PDA

View Full Version : Gloat?



Tom Winship
10-12-2010, 9:54 AM
A neighbor who makes garage/yard sales every weekend picked up these two saws for $1 each for me. Both saws have Disston medallions and the "needle nose" saw still has Disston on the blade. The newer saw doesn't have the Disston etching that I can find. It is a good user even though it is possible not a Disston.
I'm thinking of shortening the older saw into a panel saw as Bob Smelser did in his article in FAQ's in this section.
Does anyone have any comments on the ages of the saws?

George Sanders
10-12-2010, 10:37 AM
The shiny one in the pic looks just like my Disston Townsman saw made around 1953. I have a saw like the other one but I don't know which one it is. Go to the Disstonianinstitute.com and look up the medallion to get the age of it.

Marv Werner
10-12-2010, 10:52 AM
Tom,

I think I saw Smalser's method of shortening a saw blade. If I recall, he ground it off on a grinder?
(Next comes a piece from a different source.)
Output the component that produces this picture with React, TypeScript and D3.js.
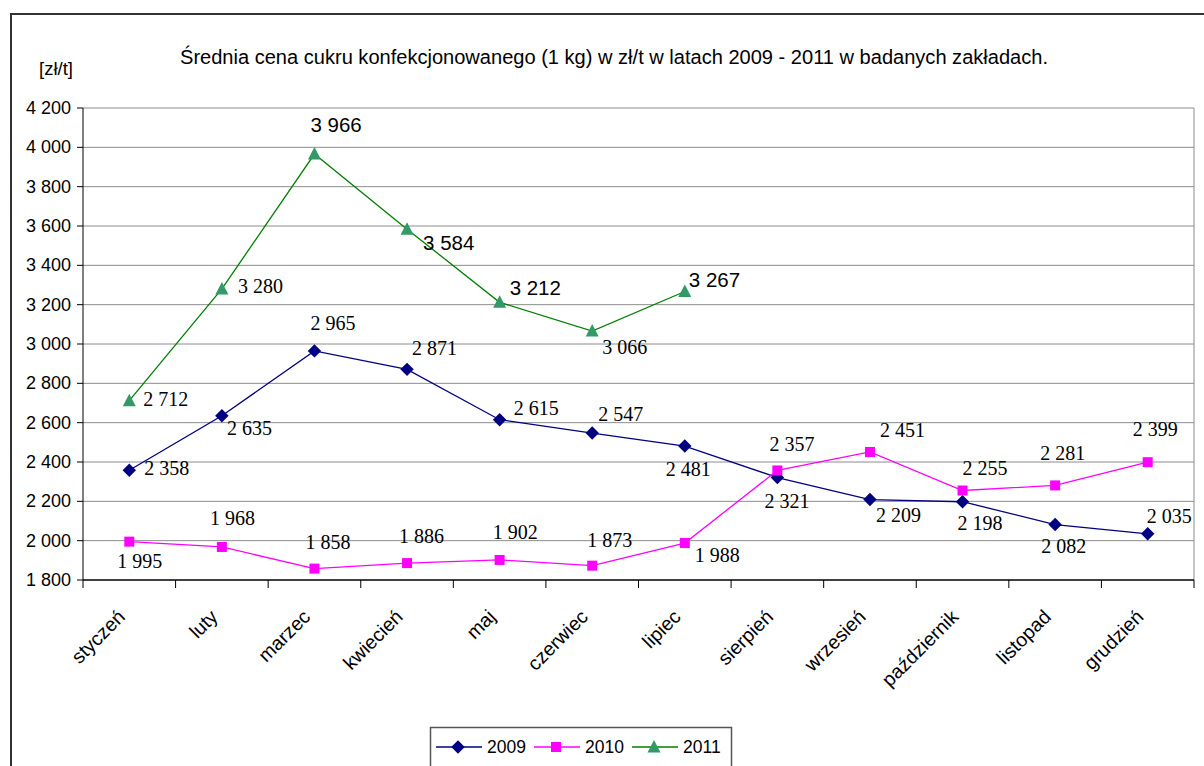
import { useEffect, useRef } from 'react';
import * as d3 from 'd3';

const months = [
  'styczeń', 'luty', 'marzec', 'kwiecień', 'maj', 'czerwiec',
  'lipiec', 'sierpień', 'wrzesień', 'październik', 'listopad', 'grudzień',
];
const values2009 = [2358, 2635, 2965, 2871, 2615, 2547, 2481, 2321, 2209, 2198, 2082, 2035];
const values2010 = [1995, 1968, 1858, 1886, 1902, 1873, 1988, 2357, 2451, 2255, 2281, 2399];
const values2011 = [2712, 3280, 3966, 3584, 3212, 3066, 3267];
const yTicks = [1800, 2000, 2200, 2400, 2600, 2800, 3000, 3200, 3400, 3600, 3800, 4000, 4200];
const seriesNames = ['2009', '2010', '2011'];

const title = 'Średnia cena cukru konfekcjonowanego (1 kg) w zł/t w latach 2009 - 2011  w badanych zakładach.';
const unitLabel = '[zł/t]';

// label placement relative to the marker (text start, baseline)
const offsets2009 = [[15, 5], [5, 19], [-4, -21], [5, -14], [14, -5], [6, -12], [-19, 30], [-13, 30], [6, 22], [-5, 28], [-14, 28], [-1, -11]];
const offsets2010 = [[-12, 26], [-12, -22], [-9, -20], [-8, -20], [-7, -21], [-5, -19], [10, 19], [-8, -19], [10, -15], [0, -16], [-15, -25], [-15, -26]];
const offsets2011 = [[14, 5], [16, 4], [-4, -22], [16, 21], [10, -7], [10, 23], [4, -4]];
const fonts2011 = ['serif', 'serif', 'sans', 'sans', 'sans', 'serif', 'sans'];

const SANS = "'Liberation Sans', Arial, sans-serif";
const SERIF = "'Liberation Serif', 'Times New Roman', serif";
const NARROW = "'Liberation Sans Narrow', 'Arial Narrow', 'Liberation Sans', sans-serif";

const colors = ['#000080', '#ff00ff', '#339966'];
const lineColors = ['#000080', '#ff00ff', '#008000'];

const plPl = d3.formatLocale({ decimal: ',', thousands: '\u2009', grouping: [3], currency: ['', ' zł'] });
const fmt = (v: number) => plPl.format(',')(v).replace('\u2009', ' ');

export default function App() {
  const svgRef = useRef<SVGSVGElement>(null);

  useEffect(() => {
    if (!svgRef.current) return;
    const width = 1204;
    const height = 766;
    const plot = { left: 83, right: 1194, top: 108, bottom: 580 };

    const svg = d3.select(svgRef.current);
    svg.selectAll('*').remove();
    svg.attr('width', width).attr('height', height);

    svg.append('rect').attr('width', width).attr('height', height).attr('fill', 'white');

    // outer chart frame
    svg.append('rect')
      .attr('x', 11).attr('y', 14)
      .attr('width', width).attr('height', height)
      .attr('fill', 'none').attr('stroke', '#333').attr('stroke-width', 2);

    const x = d3.scalePoint<string>().domain(months).range([plot.left, plot.right]).padding(0.5);
    const band = d3.scaleBand<string>().domain(months).range([plot.left, plot.right]);
    const y = d3.scaleLinear().domain([1800, 4200]).range([plot.bottom, plot.top]);

    // title
    svg.append('text')
      .attr('x', 180).attr('y', 64)
      .attr('font-family', NARROW).attr('font-size', 20)
      .attr('textLength', 868).attr('lengthAdjust', 'spacingAndGlyphs')
      .attr('fill', '#000')
      .text(title);

    svg.append('text')
      .attr('x', 39).attr('y', 75)
      .attr('font-family', SANS).attr('font-size', 18)
      .attr('textLength', 34).attr('lengthAdjust', 'spacingAndGlyphs')
      .text(unitLabel);

    // grid
    svg.append('g')
      .selectAll('line')
      .data(yTicks.slice(1))
      .join('line')
      .attr('x1', plot.left).attr('x2', plot.right)
      .attr('y1', (d) => y(d)).attr('y2', (d) => y(d))
      .attr('stroke', '#8c8c8c').attr('stroke-width', 1);

    // plot border right
    svg.append('line')
      .attr('x1', plot.right).attr('x2', plot.right)
      .attr('y1', plot.top).attr('y2', plot.bottom)
      .attr('stroke', '#8c8c8c');

    // y axis
    const yAxis = svg.append('g');
    yAxis.append('line')
      .attr('x1', plot.left).attr('x2', plot.left)
      .attr('y1', plot.top).attr('y2', plot.bottom)
      .attr('stroke', '#000');
    yAxis.selectAll('line.tick')
      .data(yTicks)
      .join('line')
      .attr('class', 'tick')
      .attr('x1', plot.left - 6).attr('x2', plot.left)
      .attr('y1', (d) => y(d)).attr('y2', (d) => y(d))
      .attr('stroke', '#000');
    yAxis.selectAll('text')
      .data(yTicks)
      .join('text')
      .attr('x', 71).attr('y', (d) => y(d) + 6)
      .attr('text-anchor', 'end')
      .attr('font-family', SANS).attr('font-size', 18)
      .text((d) => fmt(d));

    // x axis
    const xAxis = svg.append('g');
    xAxis.append('line')
      .attr('x1', plot.left).attr('x2', plot.right)
      .attr('y1', plot.bottom).attr('y2', plot.bottom)
      .attr('stroke', '#000').attr('stroke-width', 1.5);
    const bounds = months.map((m) => band(m) as number).concat([plot.right]);
    xAxis.selectAll('line.tick')
      .data(bounds)
      .join('line')
      .attr('class', 'tick')
      .attr('x1', (d) => d).attr('x2', (d) => d)
      .attr('y1', plot.bottom).attr('y2', plot.bottom + 8)
      .attr('stroke', '#000');
    xAxis.selectAll('text')
      .data(months)
      .join('text')
      .attr('transform', (d) => `translate(${(x(d) as number) - 3},${plot.bottom + 38}) rotate(-45)`)
      .attr('text-anchor', 'end')
      .attr('font-family', SANS).attr('font-size', 19.5)
      .text((d) => d);

    const seriesValues = [values2009, values2010, values2011];
    const seriesOffsets = [offsets2009, offsets2010, offsets2011];

    const line = d3.line<number>()
      .x((_, i) => x(months[i]) as number)
      .y((d) => y(d));

    const drawMarker = (g: d3.Selection<SVGGElement, unknown, null, undefined>, s: number, cx: number, cy: number) => {
      if (s === 0) {
        g.append('path')
          .attr('d', d3.symbol(d3.symbolDiamond2, 115)())
          .attr('transform', `translate(${cx},${cy})`)
          .attr('fill', colors[0]);
      } else if (s === 1) {
        g.append('rect')
          .attr('x', cx - 5).attr('y', cy - 5)
          .attr('width', 10).attr('height', 10)
          .attr('fill', colors[1]);
      } else {
        g.append('path')
          .attr('d', `M${cx},${cy - 7}L${cx + 6.5},${cy + 5.5}L${cx - 6.5},${cy + 5.5}Z`)
          .attr('fill', colors[2]);
      }
    };

    seriesValues.forEach((vals, s) => {
      const g = svg.append('g');
      g.append('path')
        .datum(vals)
        .attr('d', line)
        .attr('fill', 'none')
        .attr('stroke', lineColors[s])
        .attr('stroke-width', 1.3);
      vals.forEach((v, i) => drawMarker(g, s, x(months[i]) as number, y(v)));
    });

    // data labels
    seriesValues.forEach((vals, s) => {
      svg.append('g')
        .selectAll('text')
        .data(vals)
        .join('text')
        .attr('x', (_, i) => (x(months[i]) as number) + seriesOffsets[s][i][0])
        .attr('y', (d, i) => y(d) + seriesOffsets[s][i][1])
        .attr('font-family', (_, i) => (s === 2 && fonts2011[i] === 'sans' ? SANS : SERIF))
        .attr('font-size', (_, i) => (s === 2 && fonts2011[i] === 'sans' ? 20.5 : 20))
        .attr('fill', '#000')
        .text((d) => fmt(d));
    });

    // legend
    const legend = svg.append('g');
    legend.append('rect')
      .attr('x', 430.5).attr('y', 727.5)
      .attr('width', 301).attr('height', 60)
      .attr('fill', 'white').attr('stroke', '#555').attr('stroke-width', 1.5);
    const legendX = [436, 534, 632];
    seriesNames.forEach((name, s) => {
      const lx = legendX[s];
      legend.append('line')
        .attr('x1', lx).attr('x2', lx + 46)
        .attr('y1', 747).attr('y2', 747)
        .attr('stroke', lineColors[s]).attr('stroke-width', 1.5);
      drawMarker(legend as any, s, lx + 22, 747);
      legend.append('text')
        .attr('x', lx + 51).attr('y', 753)
        .attr('font-family', SANS).attr('font-size', 17.5)
        .text(name);
    });
  }, []);

  return (
    <svg
      ref={svgRef}
      style={{ position: 'absolute', left: 0, top: 0, display: 'block' }}
    />
  );
}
You can cut a hand saw blade using a hacksaw. You have to clamp the blade to a solid surface. I use my RAS table. I clamp the saw to the RAS with a board on the underside of the blade that I'm going to cut off, with it over- hanging the RAS table. I also clamp a board on top of the blade right up close to where I'm going to make the cut. I also clamp the other side of the cut. When I saw the blade, I'm also sawing through to the board under the blade. You have to push down and force the hacksaw to dig in and cut. You can make a nice clean accurate cut this way.

Marv

Jonathan McCullough
10-12-2010, 12:52 PM
The bottom one seems like a D-23. I wouldn't shorten it. Once a saw gets used up like that the taper grinding is all out of whack and the handle hangs wrong. I might suggest that you save the handle and nuts to repair the horns on other saws, and use the blade for scrapers if it's not too pitted. Others may disagree.

Marv Werner
10-12-2010, 1:08 PM
Hi Jonathan,

You can only use so many scrapers.:)

The tapering is the same angle in relationship to the tooth edge, even though the thickness will be reduced as the saw is filed to a narrower width, the angle is still the same. There is less blade in the kerf as the blade is filed smaller so it will still perform well. If it becomes a problem, just add a little more set in the teeth. The hang of the saw changes, but think of all the different make of saws that have different hangs even when they are full size. Hang is something we easily adapt to. I prefer a saw with lots of blade width, but a skinny saw comes in handy at times in tight places. The oldtime carpenters liked to include a saw like that in their till, along with their wider saws. A pointed saw like that would be used for sawing large circles or sawing even a rectangular opening after the saw cut was started using small drills.

Marv

Jonathan McCullough
10-12-2010, 1:37 PM
I'm not sure there's an angle per se. I think the taper grinding wasn't uniform and that a cross section of the saw plate at any point along the length wasn't a perfect triangle when the saw was new. The width of the plate at the toe--which was the top of the saw when the saw was new--is going to be the smallest it was ever intended to be on the entire saw, and the width of the saw plate at the heel--which is mostly still there, is going to be the thickest. I'd be happy with the $1 price as a cheap source for saw nuts for a better saw that might need one. Everybody needs those from time to time. As for sawing circles, that's what a compass saw is for.

Marv Werner
10-12-2010, 1:57 PM
I hate compass saws. They are evil cutting little beasts. If I had my druthers, I'd use a regular handsaw any day. However, not having a pointed handsaw, I have resorted to the dreaded compass saw or keyhole saw way too many times. Plumbers and electricians on the other hand, can't do their job without one. If there was a saw that could make a worse cut, that's what they would prefer. :D

The taper grinding was and is uniform, but varies continuously from bottom to top and from toe to heel. It's not much, but is in fact an angle, equal on both sides of the blade.